Isolated Ulnar Fractures

These are common forearm injuries affecting the middle third or distal forearm. They usually occur due to direct trauma and are classified according to stability and displacement.


Treatment for non-displaced fractures will be a brachial plaster for ten to fifteen days and then an orthosis for up to twelve weeks.

Treatment for displaced fractures consists of surgery with open reduction and internal fixation.

Monteggia Fracture Dislocation

This is a relatively uncommon injury consisting of a fracture to the head of the ulna with radial head dislocation. The most frequent are Type 1: ulnar fracture with anterior angulation and anterior dislocation of the radial head. These injuries are most often the result of a fall on an outstretched hand.


Surgical treatment consists of osteosynthesis and closed reduction of the head of the radius.

Isolated Radius Fractures

These fractures are most frequent in the middle third and proximal part of the radius without injury of the distal radioulnar joint. They are typically caused by a fall on the hand with the elbow in extension.


Treatment for non-displaced fractures is with brachial plaster and for displaced fractures either closed reduction and plaster, intramedullary needles or DCP.

Galeazzi Fracture-Dislocation

This is a fracture of the distal third of the radius with distal radioulnar dislocation. The more distal the fracture the more instability it causes. Other signs of instability are fracture of the base of the ulnar styloid, widening of the joint, shortening of the radius and persistent incongruence of the distal ulna. It is caused by a direct blow to the forearm or indirectly with a fall where the forearm is in pronation.


These fractures are very unstable by definition and will therefore require surgical reduction with osteosynthesis, and closed reduction of the dislocation.

Elbow Dislocation

It is the second most frequently dislocated joint after the shoulder and typically produces injuries of capsuloligamentous structures.

The dislocation can be referred to as the Terrible Triad Injury TTI when associated with fractures of the radial head and ulnar coronoid process. This is a very serious and unstable injury requiring surgical intervention.

Possible injuries of the ulnar or median nerve must also be assessed, in addition to possible vascular affectations.

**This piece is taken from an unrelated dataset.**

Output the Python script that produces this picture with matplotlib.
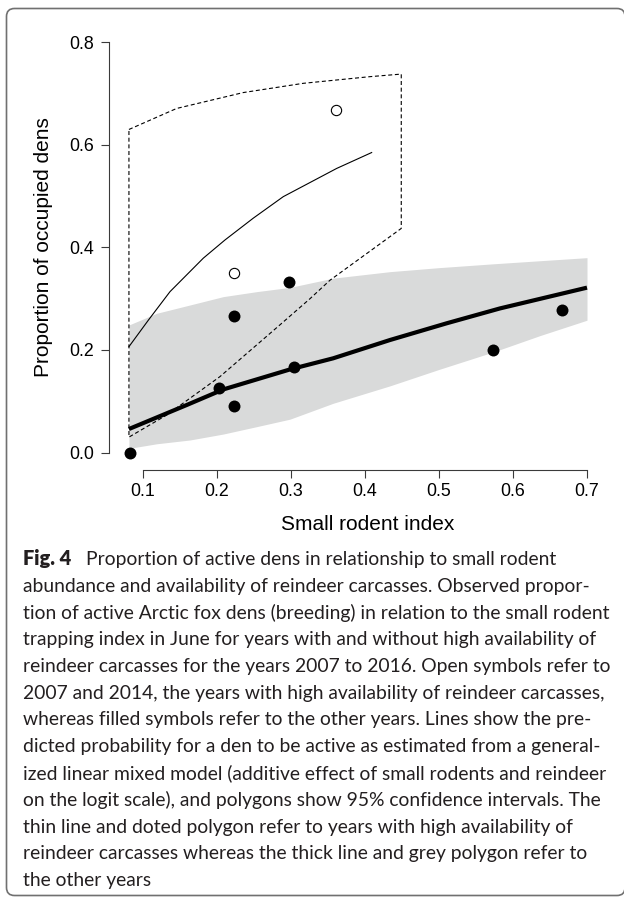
import matplotlib
matplotlib.use("Agg")
import matplotlib.pyplot as plt
from matplotlib.patches import FancyBboxPatch
from matplotlib.transforms import IdentityTransform, blended_transform_factory

# observed proportions (filled = other years, open = high reindeer carcass years)
filled_x = [0.083, 0.203, 0.2226, 0.2226, 0.2967, 0.3047, 0.5727, 0.6657]
filled_y = [0.0, 0.125, 0.0909, 0.2667, 0.3333, 0.1667, 0.2, 0.2778]
open_x = [0.2226, 0.3606]
open_y = [0.35, 0.667]

# thick line + grey band (other years)
band_x = [0.081, 0.1185, 0.1635, 0.2085, 0.2536, 0.2986, 0.357, 0.4338, 0.50, 0.5734, 0.6365, 0.70]
band_hi = [0.2487, 0.2715, 0.2877, 0.304, 0.3137, 0.322, 0.340, 0.3527, 0.3605, 0.368, 0.374, 0.380]
band_lo = [0.008, 0.017, 0.0244, 0.036, 0.0504, 0.065, 0.096, 0.130, 0.162, 0.196, 0.228, 0.258]
thick_x = [0.081, 0.159, 0.2085, 0.2986, 0.357, 0.4338, 0.5104, 0.5824, 0.70]
thick_y = [0.0458, 0.0926, 0.123, 0.162, 0.1837, 0.2194, 0.252, 0.281, 0.3215]

# thin line + dashed polygon (high carcass years)
thin_x = [0.081, 0.1072, 0.1365, 0.1815, 0.2108, 0.249, 0.2896, 0.3617, 0.409]
thin_y = [0.2064, 0.258, 0.3137, 0.379, 0.4145, 0.457, 0.499, 0.554, 0.585]
ci_hi_x = [0.081, 0.1455, 0.2356, 0.3166, 0.4068, 0.449]
ci_hi_y = [0.630, 0.671, 0.702, 0.720, 0.733, 0.738]
ci_lo_x = [0.081, 0.132, 0.204, 0.2851, 0.3257, 0.3527, 0.449]
ci_lo_y = [0.030, 0.073, 0.148, 0.249, 0.300, 0.336, 0.437]

xticks = [0.1, 0.2, 0.3, 0.4, 0.5, 0.6, 0.7]
yticks = [0.0, 0.2, 0.4, 0.6, 0.8]

caption = [
    "abundance and availability of reindeer carcasses. Observed propor-",
    "tion of active Arctic fox dens (breeding) in relation to the small rodent",
    "trapping index in June for years with and without high availability of",
    "reindeer carcasses for the years 2007 to 2016. Open symbols refer to",
    "2007 and 2014, the years with high availability of reindeer carcasses,",
    "whereas filled symbols refer to the other years. Lines show the pre-",
    "dicted probability for a den to be active as estimated from a general-",
    "ized linear mixed model (additive effect of small rodents and reindeer",
    "on the logit scale), and polygons show 95% confidence intervals. The",
    "thin line and doted polygon refer to years with high availability of",
    "reindeer carcasses whereas the thick line and grey polygon refer to",
    "the other years",
]
caption_first = "Proportion of active dens in relationship to small rodent"

W, H = 624, 898
plt.rcParams["font.family"] = ["Liberation Sans", "DejaVu Sans"]

fig = plt.figure(figsize=(W / 100, H / 100), dpi=100)


def fx(px):
    return px / W


def fy(py):
    return 1 - py / H


ax = fig.add_axes([fx(109), fy(470), fx(600) - fx(109), fy(35) - fy(470)])
ax.set_xlim(0.1 - 34 / 740, 0.7 + 13 / 740)
ax.set_ylim(-17.5 / 512.75, 0.8 + 7.3 / 512.75)

ax.fill_between(band_x, band_lo, band_hi, color="#d9dada", lw=0, zorder=1)
ax.plot(thick_x, thick_y, color="black", lw=3.0, solid_capstyle="butt", zorder=3)
ax.plot(thin_x, thin_y, color="black", lw=0.8, zorder=3)
poly_x = ci_hi_x + ci_lo_x[::-1] + [ci_hi_x[0]]
poly_y = ci_hi_y + ci_lo_y[::-1] + [ci_hi_y[0]]
ax.plot(poly_x, poly_y, color="black", lw=0.8, linestyle=(0, (3.6, 2.4)), zorder=3)

ax.plot(filled_x, filled_y, "o", color="black", ms=8.6, mew=0, zorder=4)
ax.plot(open_x, open_y, "o", mfc="white", mec="black", ms=7.4, mew=0.8, zorder=4)

for side in ["top", "right"]:
    ax.spines[side].set_visible(False)
ax.spines["left"].set_bounds(0, 0.8)
ax.spines["bottom"].set_bounds(0.1, 0.7)
for side in ["left", "bottom"]:
    ax.spines[side].set_color("#3a3a3a")
    ax.spines[side].set_linewidth(0.8)

ax.set_xticks(xticks)
ax.set_yticks(yticks)
ax.set_xticklabels([f"{v:.1f}" for v in xticks])
ax.set_yticklabels([f"{v:.1f}" for v in yticks])
ax.tick_params(direction="out", length=6, width=0.8, color="#3a3a3a", labelsize=12.75)
ax.tick_params(axis="x", pad=3.6)
ax.tick_params(axis="y", pad=4.8)

fig.text(fx(368), fy(530), "Small rodent index", fontsize=15, ha="center", va="baseline")
tr = blended_transform_factory(fig.transFigure, ax.transData)
fig.text(fx(44), 0.4, "Proportion of occupied dens", fontsize=15, rotation=90,
         ha="center", va="center", transform=tr)

# caption
cap_font = ["Lato", "DejaVu Sans"]
renderer = fig.canvas.get_renderer()
probe = fig.text(0, 0, caption[1], fontsize=10, family=cap_font)
pw = probe.get_window_extent(renderer).width
probe.remove()
cap_size = 10 * 588 / pw

base = 565
step = 26.75
fig.text(fx(23), fy(base), "Fig. 4", fontsize=cap_size * 1.04, family=cap_font, weight="heavy",
         color="#231f20", va="baseline")
fig.text(fx(86), fy(base), caption_first, fontsize=cap_size, family=cap_font,
         color="#231f20", va="baseline")
for i, line in enumerate(caption):
    fig.text(fx(23), fy(base + step * (i + 1)), line, fontsize=cap_size, family=cap_font,
             color="#231f20", va="baseline")

frame = FancyBboxPatch((6.5, H - 895.5), 618.5, 887, boxstyle="round,pad=0,rounding_size=8",
                       transform=IdentityTransform(), fill=False, ec="#707070", lw=1.2)
fig.patches.append(frame)

fig.savefig("out.png", dpi=100)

  • Conservative - requires mobilization as early as possible, almost from the first day, to reduce loss of extension and post-traumatic stiffness.
  • Surgery - consisting of closed reduction for dislocation. Unstable dislocations and those with associated bone fractures will require reconstructing the stabilizing elements of the elbow, osteosynthesis or radius head prostheses, coronoid osteosynthesis and ligament reconstruction.